Even though I love it immensely, I find that lemongrass can actually be a little overpowering on its own. But when paired with its good friend, the subtly sweet and cooling cucumber, the balancing act works and the cocktail goes down easy.
Here’s the thing: this cocktail is tailor-made for big-batching and prepping in advance for parties, and the do-ahead work is minimal, but it does require you to make fresh cucumber juice.
While you absolutely don’t need to own a fancy juicer to make cucumber juice, it does make the task more efficient.
I get about 1 1/2 cups cucumber juice from every pound of cucumbers I run through my Hurom slow juicer, and about 1 cup juice per pound of cucumbers using the food processor method.
“Method” might even be stretching it for terminology—you can probably figure this out on your own, but I wouldn’t be a recipe developer if I didn’t give you a full explanation.
How to Juice a Cucumber in the Blender or Food Processor
- Rinse but do not peel your cucumbers; you want that vibrant green color coming through in your cocktail.
- Roughly chop the cucumbers, then add to the food processor.
- Process, scraping down the sides of the bowl as needed, until the cucumber pieces are broken down into a thick puree.
- Place a fine mesh strainer over a bowl.

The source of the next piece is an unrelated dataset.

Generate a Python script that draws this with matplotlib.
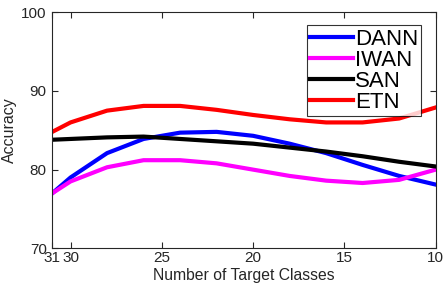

Strain the puree, pressing gently to extract as much juice as you can. The juice will be cloudy, but that’s ok.
- Refrigerate until you’re ready to batch and serve your cocktails.
Buy an extra cuke or two just to be sure you get enough juice.
I’ll get to weeding and landscaping the front yard eventually, I swear. Just as soon as I finish this cocktail.
- 4 fresh lemongrass stalks
- 3 tablespoons granulated sugar
- 1/4 cup water
- 2 cups cucumber juice, from 1 1/2-2 pounds unpeeled cucumbers + 4 thin cucumber spears for garnish, if desired
- 1/2 cup gin or vodka
Do your prep:
- Slice the lemongrass stalks into approximate 3-inch lengths, and discard the tough root and and any fibrous outer layers. Reserve the thin top stalks for cocktail garnish, if desired.
- Roughly chop the lemongrass into rounds.
- Pulse the chopped lemongrass with the sugar in a mini food processor (or the small bowl of a large food processor), scraping down the bowl frequently, until the sugar has broken down and the lemongrass has been minced into a damp paste.
- Add the water to the food processor and pulse to process.
- Scrape the lemongrass puree into a bowl and refrigerate for at least 4 hours or overnight to let the lemongrass flavor infuse.
- Juice the cucumbers now—if you don’t have a juicer and are using the food processor method described in the post above, you’ll only have to clean it once this way!
- Pour the cucumber juice into a quart-size mason jar or pitcher, cover, and refrigerate.
Batch your cocktails:
- Place a fine mesh strainer over a bowl and gently press the lemongrass puree through the strainer to extract all the juice. If necessary, you can also squeeze the puree with your hands until it’s dry.
- Mix the lemongrass juice and gin or vodka with the cucumber juice.
- Fill 4 6-ounce or 8-ounce Collins glasses or highball glasses with ice.
- Divide the cocktail between the 4 glasses and garnish each with a lemongrass stalk and cucumber spear, if desired. Drink up!